Problem details ::
Reproduce the listing below exactly. Pictures do not belong in the copy.

Data section ::

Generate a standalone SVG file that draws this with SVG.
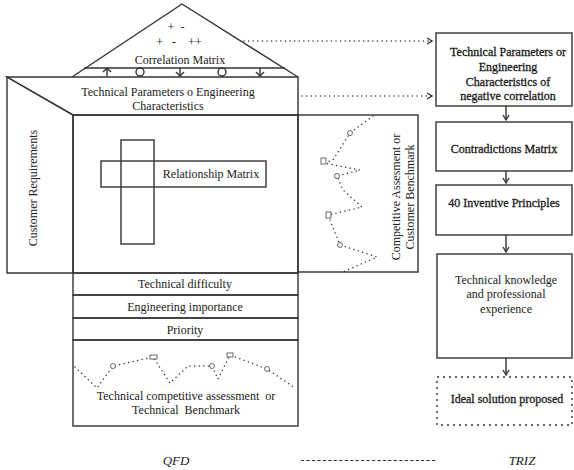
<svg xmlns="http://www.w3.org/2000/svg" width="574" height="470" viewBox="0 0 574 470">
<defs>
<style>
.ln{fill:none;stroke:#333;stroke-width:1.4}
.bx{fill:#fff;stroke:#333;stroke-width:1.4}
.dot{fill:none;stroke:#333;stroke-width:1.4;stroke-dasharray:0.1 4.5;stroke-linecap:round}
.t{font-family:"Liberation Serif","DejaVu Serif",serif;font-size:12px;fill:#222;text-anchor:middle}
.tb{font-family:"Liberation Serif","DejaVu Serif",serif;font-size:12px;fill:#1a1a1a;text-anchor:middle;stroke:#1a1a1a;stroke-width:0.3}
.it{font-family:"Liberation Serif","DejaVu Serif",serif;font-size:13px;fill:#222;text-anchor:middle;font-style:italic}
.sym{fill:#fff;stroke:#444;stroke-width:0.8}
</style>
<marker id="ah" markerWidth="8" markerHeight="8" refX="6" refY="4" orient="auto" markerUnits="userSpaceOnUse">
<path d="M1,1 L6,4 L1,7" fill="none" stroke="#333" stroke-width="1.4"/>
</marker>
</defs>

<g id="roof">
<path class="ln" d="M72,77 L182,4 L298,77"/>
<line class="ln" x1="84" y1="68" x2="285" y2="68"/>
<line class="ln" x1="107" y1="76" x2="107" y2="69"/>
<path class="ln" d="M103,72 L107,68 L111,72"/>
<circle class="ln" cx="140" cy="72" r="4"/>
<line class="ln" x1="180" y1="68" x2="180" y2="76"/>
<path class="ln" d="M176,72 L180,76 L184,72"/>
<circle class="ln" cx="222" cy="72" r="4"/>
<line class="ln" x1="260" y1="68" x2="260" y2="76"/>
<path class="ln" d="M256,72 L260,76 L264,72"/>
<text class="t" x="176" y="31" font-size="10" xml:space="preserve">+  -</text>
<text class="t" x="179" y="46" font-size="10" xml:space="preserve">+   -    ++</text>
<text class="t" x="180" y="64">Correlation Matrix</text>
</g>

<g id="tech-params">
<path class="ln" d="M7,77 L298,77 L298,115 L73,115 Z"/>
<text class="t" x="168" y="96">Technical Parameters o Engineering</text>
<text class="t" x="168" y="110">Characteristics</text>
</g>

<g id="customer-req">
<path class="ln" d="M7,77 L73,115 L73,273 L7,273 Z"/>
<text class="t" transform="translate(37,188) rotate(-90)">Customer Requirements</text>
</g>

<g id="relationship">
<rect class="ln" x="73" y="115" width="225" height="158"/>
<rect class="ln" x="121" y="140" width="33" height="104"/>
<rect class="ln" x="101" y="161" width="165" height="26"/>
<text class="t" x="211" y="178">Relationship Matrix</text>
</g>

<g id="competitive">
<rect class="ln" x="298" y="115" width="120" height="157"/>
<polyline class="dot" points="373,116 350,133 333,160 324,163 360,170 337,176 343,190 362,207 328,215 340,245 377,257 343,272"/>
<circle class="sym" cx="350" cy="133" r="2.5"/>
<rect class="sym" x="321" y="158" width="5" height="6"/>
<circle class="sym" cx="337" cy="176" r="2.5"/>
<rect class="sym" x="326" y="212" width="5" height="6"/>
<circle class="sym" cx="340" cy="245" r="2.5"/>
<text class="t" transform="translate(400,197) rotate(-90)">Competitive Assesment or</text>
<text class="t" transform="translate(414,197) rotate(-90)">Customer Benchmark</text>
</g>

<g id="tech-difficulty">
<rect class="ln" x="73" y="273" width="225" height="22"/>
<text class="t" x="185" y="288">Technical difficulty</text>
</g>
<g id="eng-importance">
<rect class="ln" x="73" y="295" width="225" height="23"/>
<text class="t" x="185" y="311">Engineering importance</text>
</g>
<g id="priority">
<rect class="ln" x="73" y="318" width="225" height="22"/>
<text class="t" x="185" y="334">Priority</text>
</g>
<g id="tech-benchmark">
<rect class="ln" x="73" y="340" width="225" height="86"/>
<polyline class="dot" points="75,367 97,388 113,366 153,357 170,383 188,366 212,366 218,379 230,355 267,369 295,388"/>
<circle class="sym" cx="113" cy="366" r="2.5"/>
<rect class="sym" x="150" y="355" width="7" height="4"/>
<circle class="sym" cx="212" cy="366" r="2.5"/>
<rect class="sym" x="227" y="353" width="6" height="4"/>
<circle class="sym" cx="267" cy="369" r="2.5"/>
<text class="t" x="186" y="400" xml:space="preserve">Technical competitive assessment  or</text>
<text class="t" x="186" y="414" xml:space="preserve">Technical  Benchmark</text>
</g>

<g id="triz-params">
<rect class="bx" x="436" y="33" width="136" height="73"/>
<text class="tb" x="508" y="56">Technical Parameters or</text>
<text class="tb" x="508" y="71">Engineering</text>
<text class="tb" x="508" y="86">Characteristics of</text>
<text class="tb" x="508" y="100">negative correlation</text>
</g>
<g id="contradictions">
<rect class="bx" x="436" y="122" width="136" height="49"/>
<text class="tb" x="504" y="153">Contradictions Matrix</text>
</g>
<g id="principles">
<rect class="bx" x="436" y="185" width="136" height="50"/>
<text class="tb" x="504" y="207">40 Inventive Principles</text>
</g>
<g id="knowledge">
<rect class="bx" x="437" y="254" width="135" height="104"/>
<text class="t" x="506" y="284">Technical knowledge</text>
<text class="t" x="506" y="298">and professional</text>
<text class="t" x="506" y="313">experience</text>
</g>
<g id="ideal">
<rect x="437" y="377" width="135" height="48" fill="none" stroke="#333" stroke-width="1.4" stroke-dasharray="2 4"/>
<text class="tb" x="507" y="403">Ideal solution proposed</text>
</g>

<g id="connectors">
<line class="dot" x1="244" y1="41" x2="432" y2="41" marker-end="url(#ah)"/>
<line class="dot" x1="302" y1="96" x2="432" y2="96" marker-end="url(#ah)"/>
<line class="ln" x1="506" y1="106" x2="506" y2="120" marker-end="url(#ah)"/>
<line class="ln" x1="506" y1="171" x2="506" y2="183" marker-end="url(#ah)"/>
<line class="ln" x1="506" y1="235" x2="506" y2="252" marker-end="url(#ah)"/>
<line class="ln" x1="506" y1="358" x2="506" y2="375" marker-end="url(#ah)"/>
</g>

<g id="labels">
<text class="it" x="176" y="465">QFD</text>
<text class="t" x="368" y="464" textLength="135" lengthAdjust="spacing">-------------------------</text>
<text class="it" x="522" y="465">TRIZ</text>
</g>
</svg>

Solution to this task ::
Generate a standalone SVG file that draws this with SVG.
<svg xmlns="http://www.w3.org/2000/svg" width="574" height="470" viewBox="0 0 574 470">
<defs>
<style>
.ln{fill:none;stroke:#333;stroke-width:1.4}
.bx{fill:#fff;stroke:#333;stroke-width:1.4}
.dot{fill:none;stroke:#333;stroke-width:1.4;stroke-dasharray:0.1 4.5;stroke-linecap:round}
.t{font-family:"Liberation Serif","DejaVu Serif",serif;font-size:12px;fill:#222;text-anchor:middle}
.tb{font-family:"Liberation Serif","DejaVu Serif",serif;font-size:12px;fill:#1a1a1a;text-anchor:middle;stroke:#1a1a1a;stroke-width:0.3}
.it{font-family:"Liberation Serif","DejaVu Serif",serif;font-size:13px;fill:#222;text-anchor:middle;font-style:italic}
.sym{fill:#fff;stroke:#444;stroke-width:0.8}
</style>
<marker id="ah" markerWidth="8" markerHeight="8" refX="6" refY="4" orient="auto" markerUnits="userSpaceOnUse">
<path d="M1,1 L6,4 L1,7" fill="none" stroke="#333" stroke-width="1.4"/>
</marker>
</defs>

<g id="roof">
<path class="ln" d="M72,77 L182,4 L298,77"/>
<line class="ln" x1="84" y1="68" x2="285" y2="68"/>
<line class="ln" x1="107" y1="76" x2="107" y2="69"/>
<path class="ln" d="M103,72 L107,68 L111,72"/>
<circle class="ln" cx="140" cy="72" r="4"/>
<line class="ln" x1="180" y1="68" x2="180" y2="76"/>
<path class="ln" d="M176,72 L180,76 L184,72"/>
<circle class="ln" cx="222" cy="72" r="4"/>
<line class="ln" x1="260" y1="68" x2="260" y2="76"/>
<path class="ln" d="M256,72 L260,76 L264,72"/>
<text class="t" x="176" y="31" font-size="10" xml:space="preserve">+  -</text>
<text class="t" x="179" y="46" font-size="10" xml:space="preserve">+   -    ++</text>
<text class="t" x="180" y="64">Correlation Matrix</text>
</g>

<g id="tech-params">
<path class="ln" d="M7,77 L298,77 L298,115 L73,115 Z"/>
<text class="t" x="168" y="96">Technical Parameters o Engineering</text>
<text class="t" x="168" y="110">Characteristics</text>
</g>

<g id="customer-req">
<path class="ln" d="M7,77 L73,115 L73,273 L7,273 Z"/>
<text class="t" transform="translate(37,188) rotate(-90)">Customer Requirements</text>
</g>

<g id="relationship">
<rect class="ln" x="73" y="115" width="225" height="158"/>
<rect class="ln" x="121" y="140" width="33" height="104"/>
<rect class="ln" x="101" y="161" width="165" height="26"/>
<text class="t" x="211" y="178">Relationship Matrix</text>
</g>

<g id="competitive">
<rect class="ln" x="298" y="115" width="120" height="157"/>
<polyline class="dot" points="373,116 350,133 333,160 324,163 360,170 337,176 343,190 362,207 328,215 340,245 377,257 343,272"/>
<circle class="sym" cx="350" cy="133" r="2.5"/>
<rect class="sym" x="321" y="158" width="5" height="6"/>
<circle class="sym" cx="337" cy="176" r="2.5"/>
<rect class="sym" x="326" y="212" width="5" height="6"/>
<circle class="sym" cx="340" cy="245" r="2.5"/>
<text class="t" transform="translate(400,197) rotate(-90)">Competitive Assesment or</text>
<text class="t" transform="translate(414,197) rotate(-90)">Customer Benchmark</text>
</g>

<g id="tech-difficulty">
<rect class="ln" x="73" y="273" width="225" height="22"/>
<text class="t" x="185" y="288">Technical difficulty</text>
</g>
<g id="eng-importance">
<rect class="ln" x="73" y="295" width="225" height="23"/>
<text class="t" x="185" y="311">Engineering importance</text>
</g>
<g id="priority">
<rect class="ln" x="73" y="318" width="225" height="22"/>
<text class="t" x="185" y="334">Priority</text>
</g>
<g id="tech-benchmark">
<rect class="ln" x="73" y="340" width="225" height="86"/>
<polyline class="dot" points="75,367 97,388 113,366 153,357 170,383 188,366 212,366 218,379 230,355 267,369 295,388"/>
<circle class="sym" cx="113" cy="366" r="2.5"/>
<rect class="sym" x="150" y="355" width="7" height="4"/>
<circle class="sym" cx="212" cy="366" r="2.5"/>
<rect class="sym" x="227" y="353" width="6" height="4"/>
<circle class="sym" cx="267" cy="369" r="2.5"/>
<text class="t" x="186" y="400" xml:space="preserve">Technical competitive assessment  or</text>
<text class="t" x="186" y="414" xml:space="preserve">Technical  Benchmark</text>
</g>

<g id="triz-params">
<rect class="bx" x="436" y="33" width="136" height="73"/>
<text class="tb" x="508" y="56">Technical Parameters or</text>
<text class="tb" x="508" y="71">Engineering</text>
<text class="tb" x="508" y="86">Characteristics of</text>
<text class="tb" x="508" y="100">negative correlation</text>
</g>
<g id="contradictions">
<rect class="bx" x="436" y="122" width="136" height="49"/>
<text class="tb" x="504" y="153">Contradictions Matrix</text>
</g>
<g id="principles">
<rect class="bx" x="436" y="185" width="136" height="50"/>
<text class="tb" x="504" y="207">40 Inventive Principles</text>
</g>
<g id="knowledge">
<rect class="bx" x="437" y="254" width="135" height="104"/>
<text class="t" x="506" y="284">Technical knowledge</text>
<text class="t" x="506" y="298">and professional</text>
<text class="t" x="506" y="313">experience</text>
</g>
<g id="ideal">
<rect x="437" y="377" width="135" height="48" fill="none" stroke="#333" stroke-width="1.4" stroke-dasharray="2 4"/>
<text class="tb" x="507" y="403">Ideal solution proposed</text>
</g>

<g id="connectors">
<line class="dot" x1="244" y1="41" x2="432" y2="41" marker-end="url(#ah)"/>
<line class="dot" x1="302" y1="96" x2="432" y2="96" marker-end="url(#ah)"/>
<line class="ln" x1="506" y1="106" x2="506" y2="120" marker-end="url(#ah)"/>
<line class="ln" x1="506" y1="171" x2="506" y2="183" marker-end="url(#ah)"/>
<line class="ln" x1="506" y1="235" x2="506" y2="252" marker-end="url(#ah)"/>
<line class="ln" x1="506" y1="358" x2="506" y2="375" marker-end="url(#ah)"/>
</g>

<g id="labels">
<text class="it" x="176" y="465">QFD</text>
<text class="t" x="368" y="464" textLength="135" lengthAdjust="spacing">-------------------------</text>
<text class="it" x="522" y="465">TRIZ</text>
</g>
</svg>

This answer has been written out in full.